→ **Aim**:
Lines containing the word "that" are to be located and copied.

Raw records:
--- start ---

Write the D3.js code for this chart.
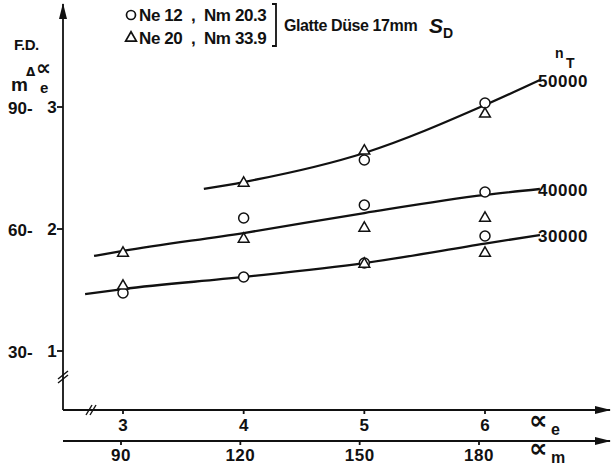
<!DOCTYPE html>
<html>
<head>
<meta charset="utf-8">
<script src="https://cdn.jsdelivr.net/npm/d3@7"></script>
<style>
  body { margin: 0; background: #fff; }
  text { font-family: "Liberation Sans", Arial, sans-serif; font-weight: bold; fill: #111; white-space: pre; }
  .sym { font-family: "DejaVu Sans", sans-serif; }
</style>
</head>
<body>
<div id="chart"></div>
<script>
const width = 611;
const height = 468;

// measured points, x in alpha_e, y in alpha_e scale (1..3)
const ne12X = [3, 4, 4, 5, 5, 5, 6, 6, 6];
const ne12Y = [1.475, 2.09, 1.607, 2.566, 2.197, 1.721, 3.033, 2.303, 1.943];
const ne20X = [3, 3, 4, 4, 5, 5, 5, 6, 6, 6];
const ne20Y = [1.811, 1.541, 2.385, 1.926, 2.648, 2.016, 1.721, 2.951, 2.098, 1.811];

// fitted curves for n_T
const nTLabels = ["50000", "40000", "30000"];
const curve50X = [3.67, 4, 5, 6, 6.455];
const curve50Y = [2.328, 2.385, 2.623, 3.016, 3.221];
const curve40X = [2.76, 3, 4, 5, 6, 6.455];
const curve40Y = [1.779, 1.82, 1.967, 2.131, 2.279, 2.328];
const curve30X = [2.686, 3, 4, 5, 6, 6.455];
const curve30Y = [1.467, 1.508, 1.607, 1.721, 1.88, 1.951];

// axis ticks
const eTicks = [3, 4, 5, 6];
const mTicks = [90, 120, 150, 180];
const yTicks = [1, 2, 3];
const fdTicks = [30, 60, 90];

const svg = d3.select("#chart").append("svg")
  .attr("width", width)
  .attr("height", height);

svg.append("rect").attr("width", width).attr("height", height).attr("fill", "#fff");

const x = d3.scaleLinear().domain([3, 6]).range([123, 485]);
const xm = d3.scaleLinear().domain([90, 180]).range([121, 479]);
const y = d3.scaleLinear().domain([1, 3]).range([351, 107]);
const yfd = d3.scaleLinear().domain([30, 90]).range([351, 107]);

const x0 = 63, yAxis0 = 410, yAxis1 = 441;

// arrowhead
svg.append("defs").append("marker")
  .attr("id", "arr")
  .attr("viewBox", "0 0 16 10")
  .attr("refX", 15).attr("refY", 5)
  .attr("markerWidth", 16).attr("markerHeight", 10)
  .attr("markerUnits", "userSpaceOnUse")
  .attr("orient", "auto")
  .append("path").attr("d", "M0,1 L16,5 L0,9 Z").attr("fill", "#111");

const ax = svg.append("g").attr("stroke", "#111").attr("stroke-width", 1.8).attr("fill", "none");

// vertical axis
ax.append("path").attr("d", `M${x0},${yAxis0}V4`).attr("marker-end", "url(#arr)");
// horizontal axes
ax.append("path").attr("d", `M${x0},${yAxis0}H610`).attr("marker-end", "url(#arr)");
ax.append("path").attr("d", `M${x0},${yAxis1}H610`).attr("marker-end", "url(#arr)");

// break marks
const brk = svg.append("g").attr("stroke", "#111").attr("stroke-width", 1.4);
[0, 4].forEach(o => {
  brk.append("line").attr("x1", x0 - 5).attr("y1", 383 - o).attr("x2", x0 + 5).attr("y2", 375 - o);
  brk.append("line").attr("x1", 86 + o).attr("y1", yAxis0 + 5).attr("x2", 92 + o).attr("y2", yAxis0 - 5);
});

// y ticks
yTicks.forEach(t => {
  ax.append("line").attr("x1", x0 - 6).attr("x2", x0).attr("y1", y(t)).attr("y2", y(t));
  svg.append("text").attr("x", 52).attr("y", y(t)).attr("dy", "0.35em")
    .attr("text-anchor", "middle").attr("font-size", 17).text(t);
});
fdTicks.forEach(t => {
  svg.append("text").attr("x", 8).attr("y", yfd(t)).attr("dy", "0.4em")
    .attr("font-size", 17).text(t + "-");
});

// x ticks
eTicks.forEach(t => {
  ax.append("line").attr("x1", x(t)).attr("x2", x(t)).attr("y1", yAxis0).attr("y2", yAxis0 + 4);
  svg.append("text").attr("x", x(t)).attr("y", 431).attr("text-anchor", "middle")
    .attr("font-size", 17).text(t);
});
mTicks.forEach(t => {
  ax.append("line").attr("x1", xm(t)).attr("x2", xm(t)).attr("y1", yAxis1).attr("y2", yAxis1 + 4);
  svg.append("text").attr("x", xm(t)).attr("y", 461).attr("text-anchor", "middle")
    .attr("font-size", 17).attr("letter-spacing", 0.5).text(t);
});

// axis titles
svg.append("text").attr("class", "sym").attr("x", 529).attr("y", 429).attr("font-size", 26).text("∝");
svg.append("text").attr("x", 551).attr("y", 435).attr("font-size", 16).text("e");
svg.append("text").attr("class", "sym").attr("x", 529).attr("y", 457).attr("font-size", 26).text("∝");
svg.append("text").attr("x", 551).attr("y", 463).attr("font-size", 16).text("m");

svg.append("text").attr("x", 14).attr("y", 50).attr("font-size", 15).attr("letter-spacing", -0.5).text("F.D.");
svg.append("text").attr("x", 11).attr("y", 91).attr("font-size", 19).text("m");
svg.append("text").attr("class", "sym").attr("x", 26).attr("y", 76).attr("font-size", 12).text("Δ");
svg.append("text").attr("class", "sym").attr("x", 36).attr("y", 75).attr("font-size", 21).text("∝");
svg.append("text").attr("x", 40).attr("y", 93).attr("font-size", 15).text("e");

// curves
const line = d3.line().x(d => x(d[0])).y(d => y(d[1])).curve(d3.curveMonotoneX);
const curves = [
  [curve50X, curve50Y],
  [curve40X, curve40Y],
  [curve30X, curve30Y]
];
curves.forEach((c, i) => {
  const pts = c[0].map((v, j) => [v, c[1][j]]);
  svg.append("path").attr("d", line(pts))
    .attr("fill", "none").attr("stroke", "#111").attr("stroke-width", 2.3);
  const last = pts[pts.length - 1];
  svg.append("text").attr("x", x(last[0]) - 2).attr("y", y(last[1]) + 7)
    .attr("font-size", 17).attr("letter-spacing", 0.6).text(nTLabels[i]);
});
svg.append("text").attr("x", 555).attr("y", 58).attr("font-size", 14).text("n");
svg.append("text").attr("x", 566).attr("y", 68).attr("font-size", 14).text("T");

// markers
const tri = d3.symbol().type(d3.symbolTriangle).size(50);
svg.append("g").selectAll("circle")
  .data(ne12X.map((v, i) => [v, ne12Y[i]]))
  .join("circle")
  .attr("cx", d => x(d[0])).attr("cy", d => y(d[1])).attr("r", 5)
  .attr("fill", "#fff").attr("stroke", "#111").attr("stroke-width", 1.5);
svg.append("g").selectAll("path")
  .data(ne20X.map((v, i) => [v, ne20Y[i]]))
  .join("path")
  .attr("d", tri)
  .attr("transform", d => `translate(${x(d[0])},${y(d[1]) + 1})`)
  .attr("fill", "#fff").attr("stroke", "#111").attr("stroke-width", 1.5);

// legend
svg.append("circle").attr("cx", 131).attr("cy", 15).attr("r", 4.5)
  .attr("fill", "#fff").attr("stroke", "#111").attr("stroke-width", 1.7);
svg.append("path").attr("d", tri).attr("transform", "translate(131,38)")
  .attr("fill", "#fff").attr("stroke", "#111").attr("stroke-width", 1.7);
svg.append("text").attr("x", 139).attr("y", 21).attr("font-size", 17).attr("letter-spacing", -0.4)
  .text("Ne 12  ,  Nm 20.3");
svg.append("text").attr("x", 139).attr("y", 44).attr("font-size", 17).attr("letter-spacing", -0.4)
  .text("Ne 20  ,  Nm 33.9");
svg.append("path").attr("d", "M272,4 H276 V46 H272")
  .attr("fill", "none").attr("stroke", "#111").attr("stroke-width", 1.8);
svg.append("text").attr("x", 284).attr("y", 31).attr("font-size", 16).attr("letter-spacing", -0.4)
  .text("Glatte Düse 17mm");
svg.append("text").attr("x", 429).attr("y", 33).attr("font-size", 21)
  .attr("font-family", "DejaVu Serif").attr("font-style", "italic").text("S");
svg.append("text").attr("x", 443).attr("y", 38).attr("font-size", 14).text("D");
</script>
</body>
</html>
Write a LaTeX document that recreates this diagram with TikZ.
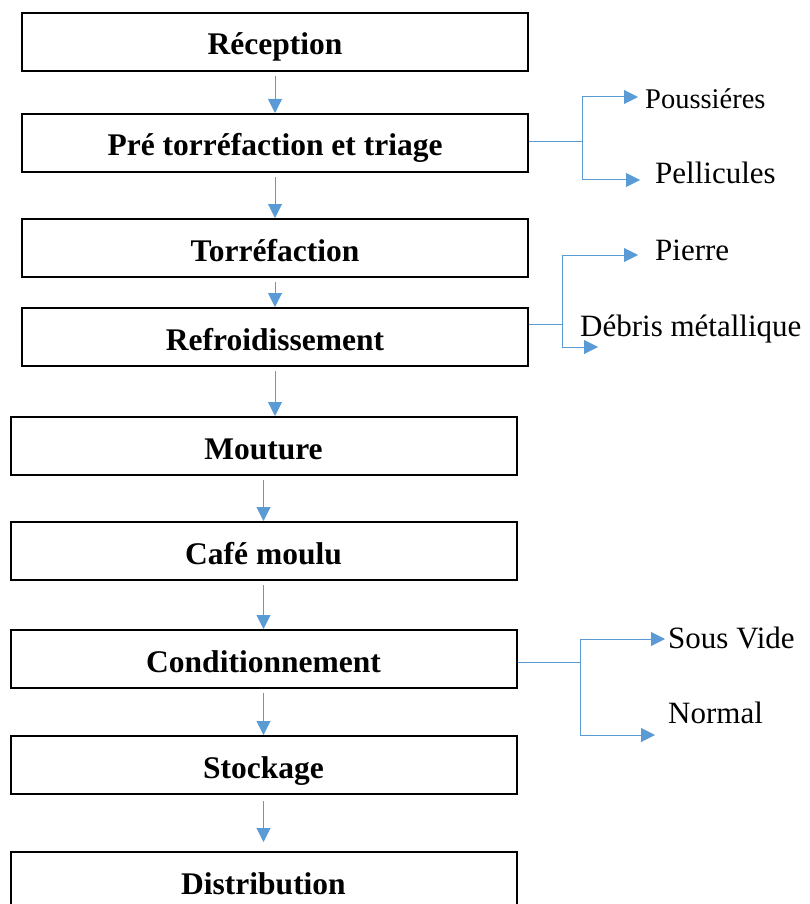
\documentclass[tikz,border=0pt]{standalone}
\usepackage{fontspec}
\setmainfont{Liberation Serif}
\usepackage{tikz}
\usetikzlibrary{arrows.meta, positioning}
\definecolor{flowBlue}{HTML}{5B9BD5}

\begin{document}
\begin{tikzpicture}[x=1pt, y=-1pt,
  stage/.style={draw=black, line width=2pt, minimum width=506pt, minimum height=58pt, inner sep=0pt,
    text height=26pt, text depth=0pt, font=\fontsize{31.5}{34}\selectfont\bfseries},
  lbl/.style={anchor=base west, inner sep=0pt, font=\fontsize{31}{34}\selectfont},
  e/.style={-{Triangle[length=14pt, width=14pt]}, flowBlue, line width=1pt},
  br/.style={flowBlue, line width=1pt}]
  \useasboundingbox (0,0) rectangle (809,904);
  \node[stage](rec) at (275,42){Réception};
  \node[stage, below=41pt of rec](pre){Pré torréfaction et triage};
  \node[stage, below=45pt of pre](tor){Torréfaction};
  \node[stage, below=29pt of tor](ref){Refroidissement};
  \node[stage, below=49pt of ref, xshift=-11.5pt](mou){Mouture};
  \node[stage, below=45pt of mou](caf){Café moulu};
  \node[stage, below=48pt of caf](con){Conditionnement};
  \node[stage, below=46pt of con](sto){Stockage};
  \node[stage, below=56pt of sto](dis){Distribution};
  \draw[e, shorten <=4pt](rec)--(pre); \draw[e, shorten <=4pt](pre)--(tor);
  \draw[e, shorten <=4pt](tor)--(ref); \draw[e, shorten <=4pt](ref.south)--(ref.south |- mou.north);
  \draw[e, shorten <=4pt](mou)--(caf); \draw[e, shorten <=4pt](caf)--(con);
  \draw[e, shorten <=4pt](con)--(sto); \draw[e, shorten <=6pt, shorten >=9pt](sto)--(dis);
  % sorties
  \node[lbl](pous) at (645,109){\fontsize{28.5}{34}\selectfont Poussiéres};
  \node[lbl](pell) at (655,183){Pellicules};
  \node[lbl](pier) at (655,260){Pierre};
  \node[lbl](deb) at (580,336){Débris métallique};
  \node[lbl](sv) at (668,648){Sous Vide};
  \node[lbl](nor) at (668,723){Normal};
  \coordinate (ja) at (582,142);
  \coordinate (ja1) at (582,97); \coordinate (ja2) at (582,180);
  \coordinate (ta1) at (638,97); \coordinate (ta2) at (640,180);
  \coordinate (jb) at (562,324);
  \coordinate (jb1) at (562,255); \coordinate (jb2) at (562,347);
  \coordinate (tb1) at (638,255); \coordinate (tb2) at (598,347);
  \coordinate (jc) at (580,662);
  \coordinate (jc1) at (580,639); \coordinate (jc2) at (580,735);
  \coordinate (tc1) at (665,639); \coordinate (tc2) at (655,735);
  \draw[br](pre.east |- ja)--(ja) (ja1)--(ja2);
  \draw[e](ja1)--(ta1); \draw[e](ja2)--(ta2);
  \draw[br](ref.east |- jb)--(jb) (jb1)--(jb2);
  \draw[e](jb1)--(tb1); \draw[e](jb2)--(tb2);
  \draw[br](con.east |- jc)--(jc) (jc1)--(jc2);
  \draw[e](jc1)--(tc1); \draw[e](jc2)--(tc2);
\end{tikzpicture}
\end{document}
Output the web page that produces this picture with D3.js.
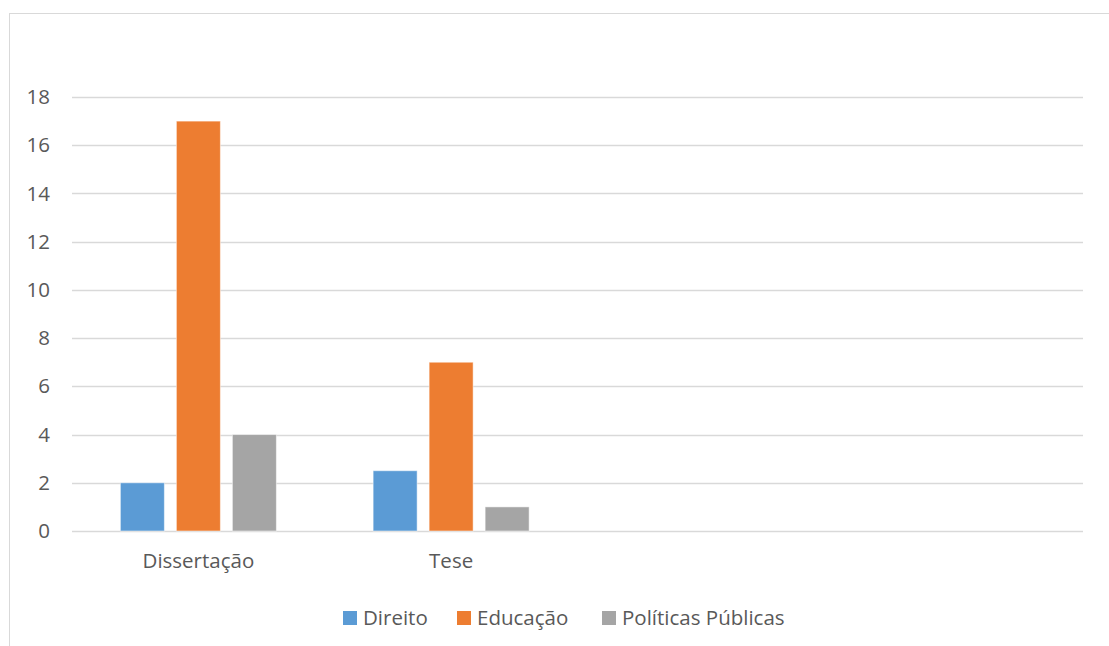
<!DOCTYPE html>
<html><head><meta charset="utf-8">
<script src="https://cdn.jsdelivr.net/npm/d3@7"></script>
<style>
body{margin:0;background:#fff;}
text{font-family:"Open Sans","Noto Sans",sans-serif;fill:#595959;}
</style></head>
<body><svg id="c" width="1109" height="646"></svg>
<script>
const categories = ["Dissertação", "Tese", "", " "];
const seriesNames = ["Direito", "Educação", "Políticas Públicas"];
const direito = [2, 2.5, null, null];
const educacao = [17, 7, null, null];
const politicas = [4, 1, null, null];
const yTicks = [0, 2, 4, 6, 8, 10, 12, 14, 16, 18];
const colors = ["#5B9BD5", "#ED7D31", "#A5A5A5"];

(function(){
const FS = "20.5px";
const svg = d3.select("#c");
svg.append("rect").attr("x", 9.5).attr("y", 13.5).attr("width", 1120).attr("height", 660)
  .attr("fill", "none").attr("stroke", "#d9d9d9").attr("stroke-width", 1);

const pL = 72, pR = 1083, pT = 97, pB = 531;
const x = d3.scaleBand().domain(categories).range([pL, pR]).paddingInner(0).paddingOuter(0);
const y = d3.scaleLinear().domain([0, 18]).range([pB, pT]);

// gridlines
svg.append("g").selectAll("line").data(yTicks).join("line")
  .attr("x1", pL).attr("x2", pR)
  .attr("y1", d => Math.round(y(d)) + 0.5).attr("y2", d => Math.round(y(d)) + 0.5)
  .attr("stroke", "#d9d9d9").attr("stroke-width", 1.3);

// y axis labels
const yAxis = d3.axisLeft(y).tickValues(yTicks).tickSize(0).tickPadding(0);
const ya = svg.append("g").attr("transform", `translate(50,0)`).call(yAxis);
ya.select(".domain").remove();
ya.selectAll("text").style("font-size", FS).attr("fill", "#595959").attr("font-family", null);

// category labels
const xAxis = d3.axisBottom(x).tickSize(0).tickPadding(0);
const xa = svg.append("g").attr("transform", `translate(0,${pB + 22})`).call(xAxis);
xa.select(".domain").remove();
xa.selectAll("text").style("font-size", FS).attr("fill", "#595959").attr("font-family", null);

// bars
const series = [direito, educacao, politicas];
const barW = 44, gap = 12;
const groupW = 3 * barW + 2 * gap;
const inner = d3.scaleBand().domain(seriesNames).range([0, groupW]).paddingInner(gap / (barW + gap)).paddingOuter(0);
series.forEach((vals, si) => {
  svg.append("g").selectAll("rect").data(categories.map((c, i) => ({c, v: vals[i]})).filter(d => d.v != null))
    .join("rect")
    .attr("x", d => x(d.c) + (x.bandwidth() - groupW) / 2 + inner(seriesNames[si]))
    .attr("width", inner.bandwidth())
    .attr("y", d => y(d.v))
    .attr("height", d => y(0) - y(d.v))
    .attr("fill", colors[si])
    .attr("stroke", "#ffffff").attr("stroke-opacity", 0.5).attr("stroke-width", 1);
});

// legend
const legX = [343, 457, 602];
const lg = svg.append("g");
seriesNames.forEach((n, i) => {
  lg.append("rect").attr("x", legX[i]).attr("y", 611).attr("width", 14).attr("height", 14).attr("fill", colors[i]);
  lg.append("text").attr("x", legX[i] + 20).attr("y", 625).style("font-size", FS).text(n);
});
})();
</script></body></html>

--- end ---

→ **Exercise solution**:
Write a LaTeX document that recreates this diagram with TikZ.
Output the web page that produces this picture with D3.js.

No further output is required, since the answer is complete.